Mr. Chairman, this concludes my prepared remarks. I would be pleased to 
answer any questions you or other Members of the Subcommittee may have.

Please contact Susan Fleming at (202) 512-2834 or 
about this statement. Contact points for our Offices of Congressional 
Relations and Public Relations can be found on the last page of this 
statement. Greg Hanna and James Ratzenberger made key contributions to 
this statement.

[End of section] 


[1] By economically viable, we mean that a project's total social 
benefits offset or justify the project's total social costs. 

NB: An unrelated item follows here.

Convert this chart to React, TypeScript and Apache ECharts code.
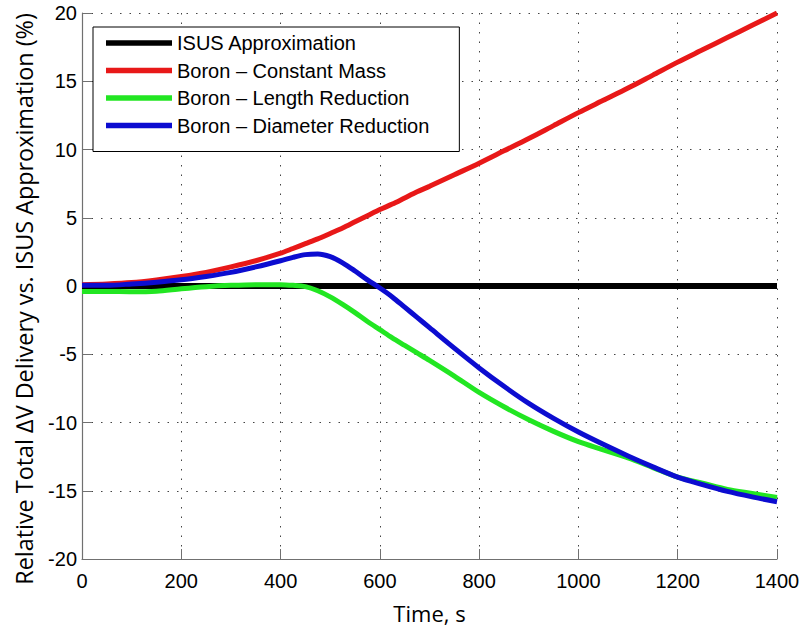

[2] See GAO, High Speed Passenger Rail: Future Development Will Depend 
on Addressing Financial and Other Challenges and Establishing a Clear 
Federal Role, GAO-09-317 (Washington D.C.: Mar. 19, 2009); and Federal 
Railroad Administration, Vision for High-Speed Rail in America 
(Washington D.C.: April 2009). We conducted this performance audit from 
May 2009 to June 2009 in accordance with generally accepted government 
auditing standards. These standards require that we plan and perform 
the audit to obtain sufficient, appropriate evidence to provide a 
reasonable basis for our findings and conclusions based on our audit 
objectives. We believe that the evidence obtained provides a reasonable 
basis for our findings and conclusions based on our audit objectives. 

[3] GAO-09-317. 

[4] The corridor would extend from Sacramento and San Francisco through 
Los Angeles to San Diego. 

[5] GAO-09-317 and GAO, 21st Century Challenges: Reexamining the Base 
of the Federal Government, GAO-05-325SP (Washington D.C.: February 

[6] A link to the guidance can be found in 74 Fed. Reg. 28770 (2009).